Switch Tense to the Future
Heinrichs suggest switching tense if you find yourself stuck. I think this is as simple as asking a solution-focused question. For example, “What’s the solution?” … or “How can we solve this?”
“If you find an argument spinning out of control, try switching the tense. To pin blame on the cheese thief, use the past tense. To get someone to believe that abortion is a terrible sin, use the present tense. The future, though, is the best tense for getting peace and quiet in the living room.”
Focus on the Future
Rather than get stuck on right or wrong, or good or bad, you can shift to the future. To put this in practice, at work rather than ask somebody “why are you late?,” I ask them “how can you show up on time?” This moves the argument from blame to opportunity.
“We expect our arguments to accomplish something. You want a debate to settle an issue, with everyone walking away in agreement – with you. This is hard to achieve if no one can get beyond who is right or wrong, good or bad. Why do so many arguments end up in accusation and name-calling? The answer may seem silly, but it’s crucial: most arguments take place in the wrong tense. Choose the right tense. If you want your audience to make a choice, focus on the future. Tenses are so important that Aristotle assigned a whole branch of rhetoric to each one.”
Control the Issue
Do you want the issue to be about blame, values or choice. Don’t get stuck in blame game or fighting over values. The most productive arguments focus on choice.

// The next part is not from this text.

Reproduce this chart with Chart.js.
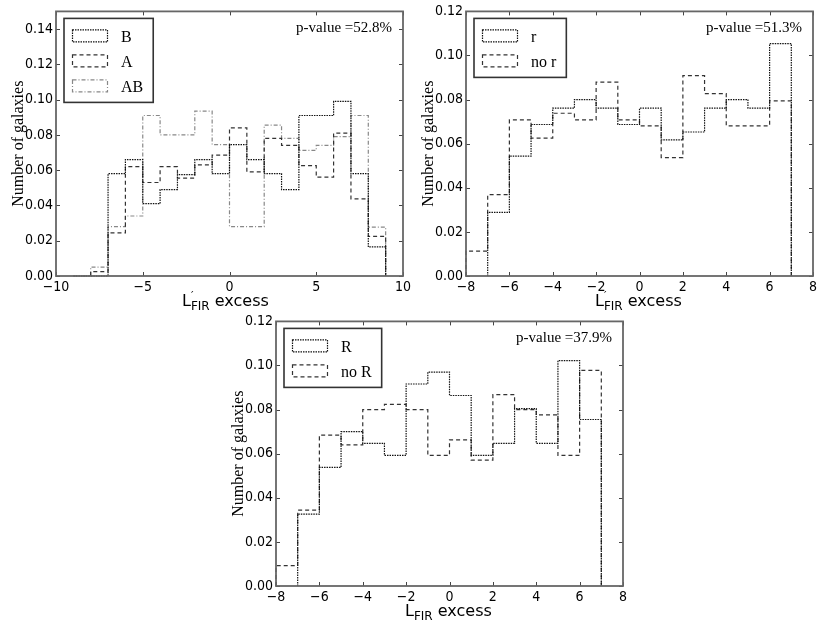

“Do you want to fix blame? Define who meets or abuses your common values? Or get your audience to make a choice? The most productive arguments use choice as their central issue. Don’t let a debate swerve heedlessly into values or guilt. Keep it focused on choices that solve a problem to your audience’s (and your) advantage.”
Control the Clock
Use tense as your friend. To move the ball forward, shift gears to the future.
“Keep your argument in the right tense. In a debate over choices, make sure it turns to the future.
The point here is that if you are aware of the tense that you’re in, you can shift it deliberately to be more effective.”
Key Take Aways
Here are my key take aways:
- Many arguments that fail take place in the wrong tense.
- Past is blame, present is values, future is choice.
- Focus on the future for more productive arguments.